The treatments shrank the size of brain tumors by at least 50 percent in two-thirds of the patients studied, according to a trial funded by London-based Glaxo and published today in the Lancet Oncology journal. The research included 45 women who have the HER2 gene and advanced stage breast cancer.

As many as 30 percent of women with advanced breast cancer develop secondary brain tumors. Traditionally, most of these women receive whole brain radiotherapy, which can impair cognitive function, said lead study author Thomas Bachelot of the Centre Leon Berard in Lyon, France.

“Delaying such treatment for those patients is potentially a big advance,” Bachelot said in a statement. The patients had a median of 8.3 months before they needed radiotherapy, the study found.

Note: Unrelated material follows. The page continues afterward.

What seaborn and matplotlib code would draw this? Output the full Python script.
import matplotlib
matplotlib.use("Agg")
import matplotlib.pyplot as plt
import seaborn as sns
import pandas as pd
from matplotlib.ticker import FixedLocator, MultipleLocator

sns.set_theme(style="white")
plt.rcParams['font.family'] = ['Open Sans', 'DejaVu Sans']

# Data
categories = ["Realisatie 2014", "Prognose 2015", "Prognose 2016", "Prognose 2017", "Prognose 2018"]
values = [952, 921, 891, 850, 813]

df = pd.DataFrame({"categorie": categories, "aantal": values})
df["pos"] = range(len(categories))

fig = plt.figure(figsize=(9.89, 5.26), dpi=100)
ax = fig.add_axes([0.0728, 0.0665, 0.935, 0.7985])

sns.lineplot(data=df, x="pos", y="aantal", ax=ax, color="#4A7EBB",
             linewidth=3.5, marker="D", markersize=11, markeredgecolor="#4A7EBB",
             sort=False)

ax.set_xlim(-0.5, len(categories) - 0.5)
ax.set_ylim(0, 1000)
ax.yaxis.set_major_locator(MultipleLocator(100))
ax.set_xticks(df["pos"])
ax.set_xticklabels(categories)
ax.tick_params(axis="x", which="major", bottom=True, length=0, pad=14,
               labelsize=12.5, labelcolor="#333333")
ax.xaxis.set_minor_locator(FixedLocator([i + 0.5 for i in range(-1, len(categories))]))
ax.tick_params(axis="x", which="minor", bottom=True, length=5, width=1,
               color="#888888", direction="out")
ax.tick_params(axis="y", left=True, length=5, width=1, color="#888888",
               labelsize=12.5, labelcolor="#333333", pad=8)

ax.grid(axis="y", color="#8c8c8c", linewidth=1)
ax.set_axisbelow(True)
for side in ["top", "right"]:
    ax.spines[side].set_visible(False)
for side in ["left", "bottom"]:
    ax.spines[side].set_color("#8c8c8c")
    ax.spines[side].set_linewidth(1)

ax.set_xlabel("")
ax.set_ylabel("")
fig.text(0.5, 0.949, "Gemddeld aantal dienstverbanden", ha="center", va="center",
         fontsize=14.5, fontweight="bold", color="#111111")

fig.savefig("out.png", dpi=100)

The results of the drug combination were similar to that from radiotherapy, also known as radiation treatment, the authors said. A direct comparison with patients who received radiotherapy wasn’t made as part of the study, limiting the findings, the researchers said. Another constraint was the small number of patients, they said.

About half of patients experienced diarrhea and fatigue, leading to treatment discontinuation in four patients, they said.
Given the side effects, further study is “urgently warranted” to compare the combination treatment with radiation, Rupert Bartsch of the Medical University of Vienna and Matthias Preusser of the Comprehensive Cancer Centre in Vienna, said in a comment accompanying the article.

Still, for patients with multiple brain metastases from HER2-positive breast cancer, the combination treatment may already be “a valid treatment option,” while in other patients, radiation is still the standard of care, Bartsch and Preusser said.

GSK operates its North American headquarters in RTP.